U.S. companies are paying China tariff costs: IMF
The International Monetary Fund (IMF) said Thursday that companies in the U.S. are paying almost all the costs from Donald Trump's tariffs on Chinese imports and warned that the escalating US-China trade war will "jeopardize" 2019 global growth.
"Consumers in the U.S. and China are unequivocally the losers from trade tensions," IMF chief economist Gita Gopinath said in a blog post. 
She and her co-authors directly refuted President Donald Trump's claim that the tariffs are paid by China and provide a windfall for the U.S. treasury, saying "tariff revenue collected has been borne almost entirely by U.S. importers." 
Source: IMF

Source: IMF

“Some of these tariffs have been passed on to U.S. consumers, like those on washing machines, while others have been absorbed by importing firms through lower profit margins,” the IMF chief economist said.

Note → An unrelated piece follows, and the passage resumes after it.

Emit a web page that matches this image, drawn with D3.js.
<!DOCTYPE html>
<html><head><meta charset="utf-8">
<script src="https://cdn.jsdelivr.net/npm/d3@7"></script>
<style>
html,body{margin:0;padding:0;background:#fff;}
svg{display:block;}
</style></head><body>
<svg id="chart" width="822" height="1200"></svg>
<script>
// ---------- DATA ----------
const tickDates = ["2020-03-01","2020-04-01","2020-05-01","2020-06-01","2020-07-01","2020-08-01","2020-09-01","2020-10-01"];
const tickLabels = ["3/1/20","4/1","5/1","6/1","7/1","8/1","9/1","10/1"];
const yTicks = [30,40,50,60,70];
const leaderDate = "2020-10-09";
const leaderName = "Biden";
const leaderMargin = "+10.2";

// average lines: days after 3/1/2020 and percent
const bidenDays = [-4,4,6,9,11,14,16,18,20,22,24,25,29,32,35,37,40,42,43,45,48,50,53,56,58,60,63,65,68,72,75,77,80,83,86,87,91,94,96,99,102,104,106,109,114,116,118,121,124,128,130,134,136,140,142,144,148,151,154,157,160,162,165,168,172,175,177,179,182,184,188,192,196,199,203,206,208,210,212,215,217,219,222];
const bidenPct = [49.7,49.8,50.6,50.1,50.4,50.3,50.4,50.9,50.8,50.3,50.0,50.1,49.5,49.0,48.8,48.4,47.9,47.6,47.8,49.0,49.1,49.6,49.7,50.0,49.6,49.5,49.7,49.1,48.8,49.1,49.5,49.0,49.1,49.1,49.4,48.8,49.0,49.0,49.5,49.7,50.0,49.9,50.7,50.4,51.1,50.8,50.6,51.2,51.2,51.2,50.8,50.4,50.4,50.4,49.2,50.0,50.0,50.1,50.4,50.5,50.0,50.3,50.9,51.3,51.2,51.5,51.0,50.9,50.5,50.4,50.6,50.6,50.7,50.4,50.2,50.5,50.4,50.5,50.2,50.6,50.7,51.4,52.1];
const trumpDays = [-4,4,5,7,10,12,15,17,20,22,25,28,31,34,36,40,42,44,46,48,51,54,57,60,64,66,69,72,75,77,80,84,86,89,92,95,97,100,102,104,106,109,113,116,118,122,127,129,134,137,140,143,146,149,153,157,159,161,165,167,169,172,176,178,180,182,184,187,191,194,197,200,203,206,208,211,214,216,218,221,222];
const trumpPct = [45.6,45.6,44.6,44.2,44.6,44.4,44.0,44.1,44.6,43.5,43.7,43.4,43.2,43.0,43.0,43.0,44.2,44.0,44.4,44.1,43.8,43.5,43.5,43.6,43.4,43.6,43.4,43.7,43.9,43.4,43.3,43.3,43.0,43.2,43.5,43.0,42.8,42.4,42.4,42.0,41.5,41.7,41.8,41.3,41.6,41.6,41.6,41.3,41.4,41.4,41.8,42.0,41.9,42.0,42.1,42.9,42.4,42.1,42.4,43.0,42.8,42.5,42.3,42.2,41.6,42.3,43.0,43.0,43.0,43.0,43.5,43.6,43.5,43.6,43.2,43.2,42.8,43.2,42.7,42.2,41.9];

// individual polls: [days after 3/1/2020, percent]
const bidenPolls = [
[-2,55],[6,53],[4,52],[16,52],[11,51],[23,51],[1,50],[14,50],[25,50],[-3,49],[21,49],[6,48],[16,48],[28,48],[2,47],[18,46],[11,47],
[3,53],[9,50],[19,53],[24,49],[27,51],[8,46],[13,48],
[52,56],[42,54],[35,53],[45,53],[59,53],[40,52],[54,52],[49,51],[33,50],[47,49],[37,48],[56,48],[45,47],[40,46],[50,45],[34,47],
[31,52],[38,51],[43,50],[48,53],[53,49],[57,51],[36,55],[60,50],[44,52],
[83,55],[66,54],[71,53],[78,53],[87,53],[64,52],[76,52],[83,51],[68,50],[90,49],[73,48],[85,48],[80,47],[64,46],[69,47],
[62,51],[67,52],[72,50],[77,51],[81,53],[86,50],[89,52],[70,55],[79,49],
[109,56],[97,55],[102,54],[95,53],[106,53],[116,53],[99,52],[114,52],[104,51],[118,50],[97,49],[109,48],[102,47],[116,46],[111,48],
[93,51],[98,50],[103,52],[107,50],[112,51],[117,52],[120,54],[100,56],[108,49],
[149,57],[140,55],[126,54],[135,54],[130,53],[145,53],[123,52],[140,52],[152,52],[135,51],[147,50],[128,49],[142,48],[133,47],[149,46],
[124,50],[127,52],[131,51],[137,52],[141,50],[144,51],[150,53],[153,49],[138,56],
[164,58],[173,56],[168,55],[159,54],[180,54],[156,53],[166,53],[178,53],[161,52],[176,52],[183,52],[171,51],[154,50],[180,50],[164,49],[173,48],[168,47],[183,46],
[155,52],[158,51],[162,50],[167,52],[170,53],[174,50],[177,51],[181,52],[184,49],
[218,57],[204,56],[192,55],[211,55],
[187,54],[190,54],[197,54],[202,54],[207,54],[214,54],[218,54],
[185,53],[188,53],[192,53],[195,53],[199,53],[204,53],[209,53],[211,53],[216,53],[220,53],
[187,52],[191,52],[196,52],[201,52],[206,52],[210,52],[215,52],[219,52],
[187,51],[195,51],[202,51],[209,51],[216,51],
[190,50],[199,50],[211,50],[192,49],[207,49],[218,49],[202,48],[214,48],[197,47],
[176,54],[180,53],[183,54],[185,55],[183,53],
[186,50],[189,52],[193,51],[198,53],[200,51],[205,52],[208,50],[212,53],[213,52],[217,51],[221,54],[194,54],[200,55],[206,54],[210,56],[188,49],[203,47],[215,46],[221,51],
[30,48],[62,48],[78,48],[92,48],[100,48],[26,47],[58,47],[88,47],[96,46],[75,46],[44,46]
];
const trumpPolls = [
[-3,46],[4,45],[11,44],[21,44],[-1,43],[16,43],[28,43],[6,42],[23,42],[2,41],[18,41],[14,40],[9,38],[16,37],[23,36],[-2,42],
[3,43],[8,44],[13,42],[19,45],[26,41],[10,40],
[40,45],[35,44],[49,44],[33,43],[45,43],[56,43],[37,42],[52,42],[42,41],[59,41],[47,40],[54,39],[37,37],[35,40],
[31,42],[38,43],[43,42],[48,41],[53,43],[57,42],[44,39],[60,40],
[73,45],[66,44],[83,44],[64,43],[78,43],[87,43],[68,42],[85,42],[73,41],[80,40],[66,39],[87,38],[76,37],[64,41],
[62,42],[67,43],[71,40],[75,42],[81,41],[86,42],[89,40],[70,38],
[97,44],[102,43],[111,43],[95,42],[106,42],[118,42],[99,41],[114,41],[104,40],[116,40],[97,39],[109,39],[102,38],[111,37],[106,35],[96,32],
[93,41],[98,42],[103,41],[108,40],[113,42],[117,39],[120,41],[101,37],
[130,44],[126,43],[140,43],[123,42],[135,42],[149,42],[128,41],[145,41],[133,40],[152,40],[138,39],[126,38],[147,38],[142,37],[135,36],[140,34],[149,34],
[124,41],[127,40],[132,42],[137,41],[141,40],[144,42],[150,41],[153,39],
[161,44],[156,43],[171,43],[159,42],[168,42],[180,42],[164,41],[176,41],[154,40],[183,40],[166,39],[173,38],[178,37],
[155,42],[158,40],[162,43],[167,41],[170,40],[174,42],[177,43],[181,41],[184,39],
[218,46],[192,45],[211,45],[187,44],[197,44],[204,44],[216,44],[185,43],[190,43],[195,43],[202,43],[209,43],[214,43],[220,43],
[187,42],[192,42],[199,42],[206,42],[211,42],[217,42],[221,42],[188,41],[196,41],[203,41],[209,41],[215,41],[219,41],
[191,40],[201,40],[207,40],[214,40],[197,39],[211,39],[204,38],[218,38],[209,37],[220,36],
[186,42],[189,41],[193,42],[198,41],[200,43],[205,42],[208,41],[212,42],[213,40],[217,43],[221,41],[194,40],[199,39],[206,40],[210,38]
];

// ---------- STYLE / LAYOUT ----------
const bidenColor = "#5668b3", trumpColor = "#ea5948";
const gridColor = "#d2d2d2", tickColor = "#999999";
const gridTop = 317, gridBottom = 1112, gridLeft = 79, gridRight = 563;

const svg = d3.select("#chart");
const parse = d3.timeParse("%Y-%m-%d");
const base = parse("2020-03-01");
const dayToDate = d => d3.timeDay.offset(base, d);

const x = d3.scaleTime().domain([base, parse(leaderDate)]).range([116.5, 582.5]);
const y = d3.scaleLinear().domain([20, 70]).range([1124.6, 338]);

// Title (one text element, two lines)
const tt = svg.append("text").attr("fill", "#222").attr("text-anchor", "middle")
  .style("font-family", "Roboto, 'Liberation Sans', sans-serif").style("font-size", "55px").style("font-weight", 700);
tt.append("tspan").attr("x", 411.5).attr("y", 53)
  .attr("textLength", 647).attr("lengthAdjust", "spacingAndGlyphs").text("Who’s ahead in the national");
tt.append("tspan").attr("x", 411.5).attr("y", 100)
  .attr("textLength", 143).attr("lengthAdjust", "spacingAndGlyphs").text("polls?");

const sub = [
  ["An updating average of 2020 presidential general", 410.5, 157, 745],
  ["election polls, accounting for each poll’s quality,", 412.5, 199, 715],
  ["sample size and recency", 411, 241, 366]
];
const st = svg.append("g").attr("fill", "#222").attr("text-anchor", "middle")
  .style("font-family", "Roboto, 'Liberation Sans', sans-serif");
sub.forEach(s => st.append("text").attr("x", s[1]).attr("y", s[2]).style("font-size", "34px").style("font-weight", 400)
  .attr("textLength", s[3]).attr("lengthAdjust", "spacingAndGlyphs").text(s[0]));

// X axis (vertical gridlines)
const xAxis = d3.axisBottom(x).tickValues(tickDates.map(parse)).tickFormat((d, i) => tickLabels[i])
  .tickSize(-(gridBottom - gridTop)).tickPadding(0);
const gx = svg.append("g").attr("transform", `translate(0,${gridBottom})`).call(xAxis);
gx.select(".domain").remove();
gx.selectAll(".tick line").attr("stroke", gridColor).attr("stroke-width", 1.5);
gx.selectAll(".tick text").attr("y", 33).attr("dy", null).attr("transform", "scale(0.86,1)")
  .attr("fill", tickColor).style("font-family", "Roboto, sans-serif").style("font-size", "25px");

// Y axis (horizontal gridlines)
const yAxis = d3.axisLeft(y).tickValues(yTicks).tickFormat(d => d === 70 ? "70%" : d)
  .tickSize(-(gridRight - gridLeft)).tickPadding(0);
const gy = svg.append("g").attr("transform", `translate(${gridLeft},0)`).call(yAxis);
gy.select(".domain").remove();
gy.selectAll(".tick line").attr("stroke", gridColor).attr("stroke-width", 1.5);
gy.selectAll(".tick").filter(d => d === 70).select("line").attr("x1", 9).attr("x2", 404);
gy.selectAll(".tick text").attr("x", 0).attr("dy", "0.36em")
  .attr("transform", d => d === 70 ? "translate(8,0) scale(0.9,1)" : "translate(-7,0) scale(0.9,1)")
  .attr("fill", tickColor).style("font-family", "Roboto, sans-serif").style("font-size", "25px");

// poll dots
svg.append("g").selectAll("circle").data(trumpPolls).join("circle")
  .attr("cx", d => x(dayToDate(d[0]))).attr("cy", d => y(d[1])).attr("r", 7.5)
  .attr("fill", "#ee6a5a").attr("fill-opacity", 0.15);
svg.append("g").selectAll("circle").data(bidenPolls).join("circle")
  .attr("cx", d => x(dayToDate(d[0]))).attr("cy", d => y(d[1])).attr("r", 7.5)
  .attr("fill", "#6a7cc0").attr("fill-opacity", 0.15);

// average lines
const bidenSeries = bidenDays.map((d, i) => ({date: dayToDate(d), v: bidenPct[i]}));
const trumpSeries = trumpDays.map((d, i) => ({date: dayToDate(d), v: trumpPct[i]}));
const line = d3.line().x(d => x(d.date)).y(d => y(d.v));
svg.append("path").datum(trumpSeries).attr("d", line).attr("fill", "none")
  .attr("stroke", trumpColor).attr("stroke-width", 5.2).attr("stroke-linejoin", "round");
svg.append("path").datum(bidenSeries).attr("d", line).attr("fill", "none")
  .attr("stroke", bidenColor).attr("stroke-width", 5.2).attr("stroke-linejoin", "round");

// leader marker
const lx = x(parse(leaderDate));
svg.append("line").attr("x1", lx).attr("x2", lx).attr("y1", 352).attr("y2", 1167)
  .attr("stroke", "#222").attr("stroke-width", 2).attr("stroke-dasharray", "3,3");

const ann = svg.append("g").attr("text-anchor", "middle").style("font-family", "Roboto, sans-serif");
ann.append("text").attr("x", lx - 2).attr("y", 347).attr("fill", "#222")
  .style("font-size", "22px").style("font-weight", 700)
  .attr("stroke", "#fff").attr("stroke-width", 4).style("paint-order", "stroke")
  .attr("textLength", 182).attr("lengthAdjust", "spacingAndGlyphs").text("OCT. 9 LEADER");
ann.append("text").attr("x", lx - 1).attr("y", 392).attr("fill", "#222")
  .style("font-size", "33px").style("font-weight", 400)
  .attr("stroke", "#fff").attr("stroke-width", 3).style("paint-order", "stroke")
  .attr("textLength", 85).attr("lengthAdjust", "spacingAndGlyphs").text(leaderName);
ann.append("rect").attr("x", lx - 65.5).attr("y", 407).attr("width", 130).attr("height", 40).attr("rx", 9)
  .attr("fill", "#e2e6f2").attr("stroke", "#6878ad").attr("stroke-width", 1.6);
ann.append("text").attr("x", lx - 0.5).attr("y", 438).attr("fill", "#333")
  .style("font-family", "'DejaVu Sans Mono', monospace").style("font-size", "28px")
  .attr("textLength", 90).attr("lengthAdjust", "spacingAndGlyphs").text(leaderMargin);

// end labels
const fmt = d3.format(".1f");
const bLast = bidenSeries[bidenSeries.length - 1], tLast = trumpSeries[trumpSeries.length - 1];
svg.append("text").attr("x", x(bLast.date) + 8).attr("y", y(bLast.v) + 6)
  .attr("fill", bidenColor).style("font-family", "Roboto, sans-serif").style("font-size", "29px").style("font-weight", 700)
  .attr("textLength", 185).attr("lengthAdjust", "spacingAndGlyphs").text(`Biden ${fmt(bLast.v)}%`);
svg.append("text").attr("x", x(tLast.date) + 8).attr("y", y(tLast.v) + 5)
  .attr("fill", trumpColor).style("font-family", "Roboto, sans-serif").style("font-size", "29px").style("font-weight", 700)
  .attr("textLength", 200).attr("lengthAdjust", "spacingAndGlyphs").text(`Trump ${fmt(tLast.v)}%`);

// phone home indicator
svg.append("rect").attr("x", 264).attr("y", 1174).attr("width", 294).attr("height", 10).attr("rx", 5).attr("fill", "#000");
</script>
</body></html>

The economic damage will be even worse if Trump goes through with the threat to impose steep tariffs on all goods imported from China, as that "will subtract about 0.3 percent of global GDP in the short term, with half stemming from business and market confidence effects," she said. 

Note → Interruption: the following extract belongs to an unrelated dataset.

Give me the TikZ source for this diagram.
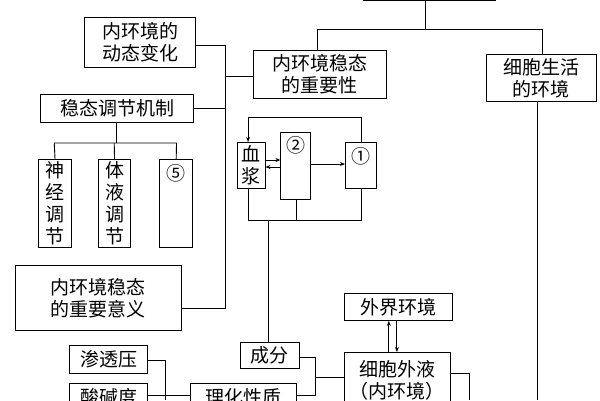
\documentclass[tikz,border=0pt]{standalone}
\usepackage{fontspec}
\setmainfont{Noto Sans CJK SC}
\usetikzlibrary{arrows.meta}
\tikzset{
  box/.style={draw, line width=0.9pt, inner sep=0pt, align=center,
    font=\fontsize{19}{22}\selectfont},
  wire/.style={line width=0.9pt},
  tip/.style={wire, -{Stealth[length=5pt,width=4pt]}}
}
\begin{document}
\begin{tikzpicture}[x=1.1538pt, y=-1pt]
        \useasboundingbox (0,0) rectangle (520,400);

        % top part
        \draw[wire] (369,0) -- (369,29);
        \draw[wire] (275,50) -- (275,29) -- (470,29) -- (470,54);
        \node[box, anchor=north west, minimum width=111pt, minimum height=50pt] (dyn) at (73,17) {内环境的\\动态变化};
        \node[box, anchor=north west, minimum width=133pt, minimum height=48pt] (imp) at (219,50) {内环境稳态\\的重要性};
        \node[box, anchor=north west, minimum width=110pt, minimum height=47pt] (env) at (421,54) {细胞生活\\的环境};
        \node[box, anchor=north west, minimum width=153pt, minimum height=28pt] (mech) at (35,94) {稳态调节机制};
        \node[box, anchor=north west, minimum width=166pt, minimum height=65pt] (mean) at (13,265) {内环境稳态\\的重要意义};

        % left bus
        \coordinate (bt) at (195,45);
        \coordinate (bb) at (195,308);
        \draw[wire] (dyn.east |- bt) -- (bt) -- (bb) -- (mean.east |- bb);
        \draw[wire] (195,76) -- (imp.west |- 0,76);
        \draw[wire] (mech.east |- 0,108) -- (195,108);

        % regulation
        \node[box, anchor=north west, minimum width=33pt, minimum height=88pt] (nerve) at (33,159) {神\\经\\调\\节};
        \node[box, anchor=north west, minimum width=32pt, minimum height=88pt] (fluid) at (85,159) {体\\液\\调\\节};
        \node[box, anchor=north west, minimum width=33pt, minimum height=88pt] (five) at (138,159) {};
        \node[font=\fontsize{19}{22}\selectfont] (fivelbl) at (five.north) [yshift=-14pt] {⑤};
        \draw[wire] (101,122) -- (101,143);
        \draw[wire] (nerve.north) -- (47,143) -- (153,143) -- (five.north);
        \draw[wire] (fluid.north) -- (99,143);

        % fluids
        \node[box, anchor=north west, minimum width=28pt, minimum height=46pt] (plasma) at (205,142) {血\\浆};
        \node[box, anchor=north west, minimum width=30pt, minimum height=67pt] (two) at (243,132) {};
        \node[font=\fontsize{19}{22}\selectfont] (twolbl) at (two.north) [yshift=-13pt] {②};
        \node[box, anchor=north west, minimum width=31pt, minimum height=46pt] (one) at (299,142) {};
        \node[font=\fontsize{19}{22}\selectfont] (onelbl) at (one.north) [yshift=-14pt] {①};
        \draw[tip] (313,142) -- (313,117) -- (215,117) -- (215,142);
        \draw[tip] (two.east |- 0,164) -- (one.west |- 0,164);
        \draw[tip] (plasma.east |- 0,160) -- (two.west |- 0,160);
        \draw[tip] (two.west |- 0,167) -- (plasma.east |- 0,167);
        \draw[wire] (215,188) -- (215,220) -- (313,220) -- (313,188);
        \draw[wire] (257,199) -- (257,220);

        % bottom part
        \node[box, anchor=north west, minimum width=59pt, minimum height=26pt] (comp) at (208,342) {成分};
        \node[box, anchor=north west, minimum width=108pt, minimum height=27pt] (outer) at (298,293) {外界环境};
        \node[box, anchor=north west, minimum width=106pt, minimum height=56pt] (ecf) at (298,352) {细胞外液\\（内环境）};
        \node[box, anchor=north west, minimum width=78pt, minimum height=28pt] (osm) at (60,345) {渗透压};
        \node[box, anchor=north west, minimum width=78pt, minimum height=28pt] (ph) at (60,383) {酸碱度};
        \node[box, anchor=north west, minimum width=106pt, minimum height=28pt] (prop) at (165,383) {理化性质};
        \draw[wire] (233,220) -- (comp.north -| 233,0);
        \draw[tip] (ecf.north -| 337,0) -- (outer.south -| 337,0);
        \draw[tip] (outer.south -| 344,0) -- (ecf.north -| 344,0);
        \draw[wire] (comp.east |- 0,357) -- (273,357) -- (273,395) -- (prop.east |- 0,395);
        \draw[wire] (273,377) -- (ecf.west |- 0,377);
        \draw[wire] (ecf.east |- 0,373) -- (407,373) -- (407,400);
        \draw[wire] (env.south -| 466,0) -- (466,400);
        \draw[wire] (osm.east |- 0,360) -- (143,360) -- (143,400);
        \draw[wire] (ph.east |- 0,395) -- (prop.west |- 0,395);
        % top box edge
        \draw[wire] (315,0.5) -- (430,0.5);
\end{tikzpicture}
\end{document}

He then more than doubled tariffs on 200 billion U.S. dollars in Chinese goods and threatened to hit the remaining 300 billion U.S. dollars in products imported each year with 25 percent tariffs. 

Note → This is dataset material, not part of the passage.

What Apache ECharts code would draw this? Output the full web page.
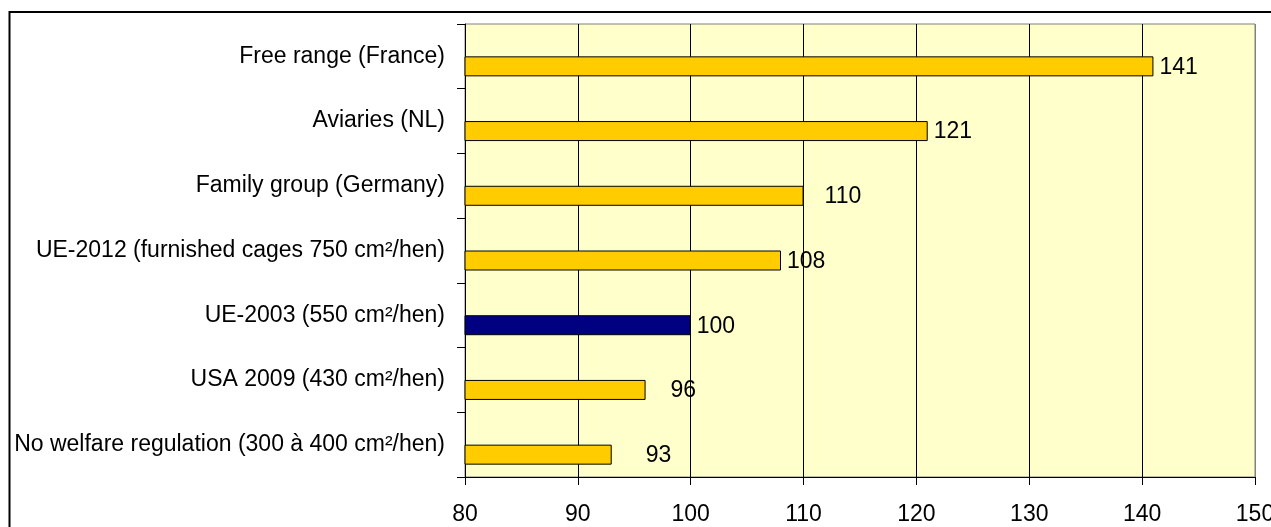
<!DOCTYPE html>
<html>
<head>
<meta charset="utf-8">
<script src="https://cdn.jsdelivr.net/npm/echarts@6/dist/echarts.min.js"></script>
<style>
html,body{margin:0;padding:0;background:#fff;}
#chart{width:1271px;height:527px;}
</style>
</head>
<body>
<div id="chart"></div>
<script>
const categories = [
  'Free range (France)',
  'Aviaries (NL)',
  'Family group (Germany)',
  'UE-2012 (furnished cages 750 cm²/hen)',
  'UE-2003 (550 cm²/hen)',
  'USA 2009 (430 cm²/hen)',
  'No welfare regulation (300 à 400 cm²/hen)'
];
const values = [141, 121, 110, 108, 100, 96, 93];
const highlightCategory = 'UE-2003 (550 cm²/hen)';
const xMin = 80, xMax = 150, xStep = 10;

const FONT = '"Liberation Sans", Arial, sans-serif';
const FS = 23;
// extra manual label shifts (as in the original, some labels were dragged right)
const extraDistance = {2: 15, 5: 19, 6: 28};

const chart = echarts.init(document.getElementById('chart'), null, {renderer: 'canvas'});

const barData = values.map((v, i) => ({
  value: v,
  itemStyle: {
    color: categories[i] === highlightCategory ? '#000080' : '#FFCC00',
    borderColor: '#000',
    borderWidth: 1
  },
  label: {distance: 6 + (extraDistance[i] || 0)}
}));

const nLines = Math.round((xMax - xMin) / xStep) + 1;
const splitColors = [];
for (let k = 0; k < nLines; k++) splitColors.push(k === nLines - 1 ? '#808080' : '#000');

chart.setOption({
  animation: false,
  backgroundColor: '#fff',
  textStyle: {fontFamily: FONT},
  grid: {
    left: 465, top: 24, right: 16, bottom: 50,
    containLabel: false, outerBoundsMode: 'none',
    show: true, backgroundColor: '#FFFFCC', borderColor: '#808080', borderWidth: 1
  },
  xAxis: {
    type: 'value', min: xMin, max: xMax, interval: xStep,
    axisLine: {show: true, lineStyle: {color: '#000', width: 1}},
    axisTick: {show: true, length: 8, lineStyle: {color: '#000'}},
    axisLabel: {fontSize: FS, color: '#000', fontFamily: FONT, margin: 26, showMaxLabel: true, showMinLabel: true, hideOverlap: false},
    splitLine: {show: true, lineStyle: {color: splitColors, width: 1}}
  },
  yAxis: {
    type: 'category', data: categories, inverse: true,
    axisLine: {show: true, lineStyle: {color: '#000', width: 1}},
    axisTick: {show: true, length: 8, lineStyle: {color: '#000'}},
    axisLabel: {fontSize: FS, color: '#000', fontFamily: FONT, margin: 20}
  },
  series: [
    {
      type: 'bar', name: 'spacer', data: values.map(() => null),
      barWidth: 20, barGap: '0%', silent: true
    },
    {
      type: 'bar', name: 'index', data: barData,
      barWidth: 20, barGap: '0%',
      label: {
        show: true, position: 'right', offset: [0, 1],
        fontSize: FS, color: '#000', fontFamily: FONT
      }
    }
  ],
  graphic: [{
    type: 'rect', silent: true, z: 100,
    shape: {x: 9.5, y: 12, width: 1400, height: 700},
    style: {fill: 'none', stroke: '#000', lineWidth: 2}
  }]
});
</script>
</body>
</html>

"While the impact on global growth is relatively modest at this time, the latest escalation could significantly dent business and financial market sentiment, disrupt global supply chains and jeopardize the projected recovery in global growth in 2019," she warned in the blog post. 
VCG Photo

VCG Photo

"This type of scenario is among the reasons why we referred to 2019 as a delicate year for the global economy." 
In addition, if tariffs escalate this will make a host of consumer goods less affordable, "harming low-income households disproportionately."
The IMF in April cut its 2019 forecast for global growth to 3.3 percent, the lowest since the financial crisis, citing higher tariffs weighing on trade and weakness in some advanced economies.